Description
In the mid-1960s, Judy Dater began to photograph collaborative performances that she and her subjects staged for the camera. She would come to her subjects' houses and choose appropriate costumes from their closets. The women would then be depicted in the domestic environments they had created, surrounded by props that interpreted their characters. While the domestic setting is subdued in this example, the coiffed hair, made-up face, fur-sleeved dress, and glamorously displayed hands of the middle-aged woman reflect the social and economic privileges associated with Beverly Hills.
Judy Dater
Judy Dater American, 1941-
Known for her powerful portraiture, Judy Dater relies on confrontation, revelation, empathy, humor, and parody to reveal her subjects. Her early 4 x 5-inch, black-and-white photographs reflect the influence of the California-based f/64 school, which included Ansel Adams and, in particular, Imogen Cunningham, whom Dater credits as a mentor. When Cunningham died in 1976, Dater embarked on a project to photograph and interview her relatives and friends, acting as editor for the resulting publication, Imogen Cunningham: A Portrait (1979). Dater's color work includes subjects from Egypt (1979-80) and a series of self-portraits that depict the artist in various guises as a means for critical feminist inquiry (1982). More recently, she has moved to computer-manipulated photography and installation and performance art.
Dater (born Judy Rose Lichtenfield in Hollywood, California) attended ucla (1959-62), where she studied drawing and painting. She met and married Dennis Dater in 1962, divorcing two years later. She continued her education at San Francisco State University, taking up photography as her primary medium (B.A., 1963; M.A., 1966). There, she studied with photographer Jack Welpott, whom she eventually married (1971-77). The two collaborated on the book project Women and Other Visions (1975), often using the same models.

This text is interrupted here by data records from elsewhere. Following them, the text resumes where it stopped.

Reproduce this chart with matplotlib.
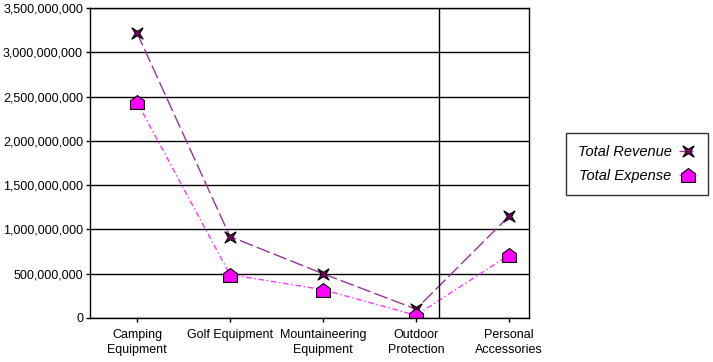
import matplotlib
matplotlib.use("Agg")
import matplotlib.pyplot as plt
from matplotlib.path import Path
from matplotlib.ticker import FuncFormatter

categories = ["Camping\nEquipment", "Golf Equipment", "Mountaineering\nEquipment",
              "Outdoor\nProtection", "Personal\nAccessories"]
revenue = [3.22e9, 0.92e9, 0.50e9, 0.10e9, 1.15e9]
expense = [2.44e9, 0.49e9, 0.32e9, 0.03e9, 0.71e9]

plt.rcParams["font.family"] = ["Liberation Sans", "DejaVu Sans"]

# 4-pointed star with points on the diagonals
star = Path([(1, 1), (0.4, 0), (1, -1), (0, -0.4), (-1, -1),
             (-0.4, 0), (-1, 1), (0, 0.4), (1, 1)])
house = Path([(-1, -1), (1, -1), (1, 0.25), (0, 1), (-1, 0.25), (-1, -1)])

fig = plt.figure(figsize=(7.13, 3.62), dpi=100)
ax = fig.add_axes([90 / 713, 1 - 318 / 362, 439 / 713, 310 / 362])

x = list(range(len(categories)))
ax.plot(x, revenue, color="#993399", lw=1, ls=(0, (10, 3)),
        marker=star, ms=8, mfc="#800060", mec="black", mew=0.8, label="Total Revenue")
ax.plot(x, expense, color="#ff33ff", lw=1, ls=(0, (4, 2, 1, 2)),
        marker=house, ms=10, mfc="#ff00ff", mec="black", mew=0.8, label="Total Expense")

ax.set_ylim(0, 3.5e9)
ax.set_xlim(-0.505, 4.215)
ax.set_yticks([i * 5e8 for i in range(8)])
ax.yaxis.set_major_formatter(FuncFormatter(lambda v, p: f"{int(v):,}"))
ax.grid(axis="y", color="black", lw=1)
ax.set_axisbelow(True)
ax.axvline(3.25, color="black", lw=1)
ax.set_xticks(x)
ax.set_xticklabels(categories, linespacing=1.35)
ax.tick_params(axis="both", direction="out", length=3, width=1, pad=2,
               labelsize=9, color="black")
ax.tick_params(axis="x", pad=5)
for s in ax.spines.values():
    s.set_linewidth(1)

leg = ax.legend(loc="upper left", bbox_to_anchor=(566 / 713, 1 - 133 / 362),
                bbox_transform=fig.transFigure, frameon=True, fancybox=False,
                markerfirst=False, prop={"style": "italic", "size": 10.5},
                handlelength=1.2, handletextpad=0.5, borderpad=0.8,
                borderaxespad=0, labelspacing=0.7)
leg.get_frame().set_edgecolor("black")
leg.get_frame().set_linewidth(1)

fig.savefig("out.png", dpi=100)
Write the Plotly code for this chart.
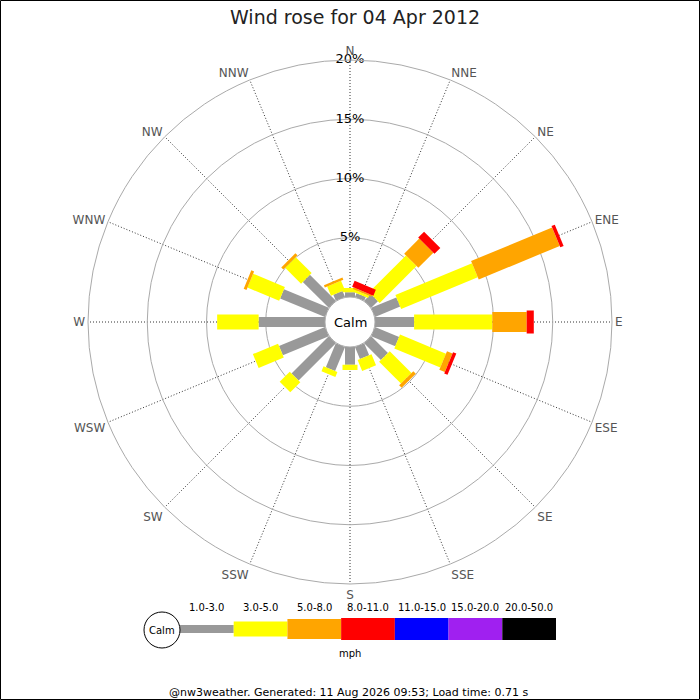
import plotly.graph_objects as go

# ---------------- data ----------------
directions = ["N", "NNE", "NE", "ENE", "E", "ESE", "SE", "SSE",
              "S", "SSW", "SW", "WSW", "W", "WNW", "NW", "NNW"]

speed_labels = ["1.0-3.0", "3.0-5.0", "5.0-8.0", "8.0-11.0",
                "11.0-15.0", "15.0-20.0", "20.0-50.0"]

# percentage of time per direction for each speed band (mph)
freq_1_3 = [0.40, 0.35, 0.80, 2.30, 3.30, 2.20, 2.00, 1.10,
            1.50, 2.20, 4.45, 4.20, 5.60, 4.10, 3.10, 0.55]
freq_3_5 = [0.35, 0.20, 4.40, 7.00, 6.60, 4.20, 2.60, 1.00,
            0.45, 0.45, 1.20, 2.30, 3.50, 2.90, 1.90, 0.85]
freq_5_8 = [0.00, 0.15, 1.80, 7.40, 2.90, 0.50, 0.30, 0.00,
            0.00, 0.00, 0.00, 0.00, 0.00, 0.25, 0.25, 0.20]
freq_8_11 = [0.00, 0.55, 0.70, 0.30, 0.60, 0.30, 0.00, 0.00,
             0.00, 0.00, 0.00, 0.00, 0.00, 0.00, 0.00, 0.00]

radial_ticks = [5, 10, 15, 20]
radial_labels = ["5%", "10%", "15%", "20%"]

title_text = "Wind rose for 04 Apr 2012"
footer_text = "@nw3weather. Generated: 11 Aug 2026 09:53; Load time: 0.71 s"

# ---------------- styles ----------------
band_colors = ["#999999", "#ffff00", "#ffa500", "#ff0000",
               "#0000ff", "#a020f0", "#000000"]
band_widths = [10, 15, 20, 23, 25, 27, 28]
legend_widths = [8, 15, 20, 23, 25, 27, 28]
FONT = "DejaVu Sans"

W = H = 700
cx, cy, R = 350, 322, 262   # pixel centre / outer radius of rose

fig = go.Figure()

series = [freq_1_3, freq_3_5, freq_5_8, freq_8_11]
cum = [0.0] * len(directions)
for k, vals in enumerate(series):
    rr, tt = [], []
    for i, d in enumerate(directions):
        if vals[i] > 0:
            rr += [cum[i], cum[i] + vals[i], None]
            tt += [d, d, None]
        cum[i] += vals[i]
    fig.add_trace(go.Scatterpolar(
        r=rr, theta=tt, mode="lines", connectgaps=False,
        line=dict(color=band_colors[k], width=band_widths[k]),
        hoverinfo="skip", showlegend=False))

# radial percentage labels along N axis
fig.add_trace(go.Scatterpolar(
    r=radial_ticks, theta=["N"] * len(radial_ticks), mode="text",
    text=radial_labels, textposition="middle center",
    textfont=dict(family=FONT, size=13, color="#000000"),
    hoverinfo="skip", showlegend=False, cliponaxis=False))


def label(x, y, text, size, color="#000000", xref="paper"):
    fig.add_annotation(x=x, y=y, xref=xref, yref="paper", text=text,
                       showarrow=False, xanchor="center", yanchor="middle",
                       font=dict(family=FONT, size=size, color=color))


# legend bars on a hidden cartesian axis
for i, lab in enumerate(speed_labels):
    fig.add_trace(go.Scatter(
        x=[i, i + 1], y=[0, 0], mode="lines",
        line=dict(color=band_colors[i], width=legend_widths[i]),
        xaxis="x", yaxis="y", hoverinfo="skip", showlegend=False))
    label(i + 0.5, (H - 607) / H, lab, 10, xref="x")

leg_x0, leg_x1 = 180, 556
fig.update_layout(
    width=W, height=H,
    margin=dict(l=0, r=0, t=0, b=0),
    paper_bgcolor="white", plot_bgcolor="white",
    font=dict(family=FONT),
    polar=dict(
        domain=dict(x=[(cx - R) / W, (cx + R) / W],
                    y=[(H - cy - R) / H, (H - cy + R) / H]),
        hole=25 / R,
        bgcolor="white",
        angularaxis=dict(
            type="category", categoryarray=directions,
            rotation=90, direction="clockwise",
            showgrid=True, gridcolor="#333333", griddash="1px,2px",
            gridwidth=1,
            showline=True, linecolor="#aaaaaa", linewidth=1,
            ticks="", tickfont=dict(family=FONT, size=12, color="#555555")),
        radialaxis=dict(
            range=[0, 20], tickvals=radial_ticks, showticklabels=False,
            showline=False, ticks="", gridcolor="#aaaaaa", gridwidth=1)),
    xaxis=dict(domain=[leg_x0 / W, leg_x1 / W], range=[0, 7],
               visible=False, fixedrange=True),
    yaxis=dict(domain=[(H - 640) / H, (H - 618) / H], range=[-1, 1],
               visible=False, fixedrange=True),
)

# legend calm circle
fig.add_shape(type="circle", xref="paper", yref="paper",
              x0=(162 - 18) / W, x1=(162 + 18) / W,
              y0=(H - 630 - 18) / H, y1=(H - 630 + 18) / H,
              line=dict(color="#000000", width=1), fillcolor="white")
label(162 / W, (H - 630) / H, "Calm", 10)
label(350 / W, (H - 653) / H, "mph", 10)

# centre calm label
label(cx / W, (H - cy) / H, "Calm", 13)

# title and footer
label(355 / W, (H - 17) / H, title_text, 19, "#222222")
label(348 / W, (H - 692) / H, footer_text, 11)

# frame
fig.add_shape(type="rect", xref="paper", yref="paper",
              x0=0.5 / W, x1=699.5 / W, y0=0.5 / H, y1=699.5 / H,
              line=dict(color="#000000", width=1))

fig.write_html("out.html",
               config={"displayModeBar": False},
               post_script="document.body.style.margin='0px';")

Dater's work has been included in numerous one-person exhibitions, and the de Saisset Museum at the University of Santa Clara organized a major traveling retrospective, Judy Dater: Twenty Years, with accompanying monograph (1986). She has won the Dorothea Lange Award from the Oakland Museum (1974) and fellowships from the National Endowment for the Arts (1976, 1988) and the John Simon Guggenheim Memorial Foundation (1978). Dater lives in Palo Alto. A.W.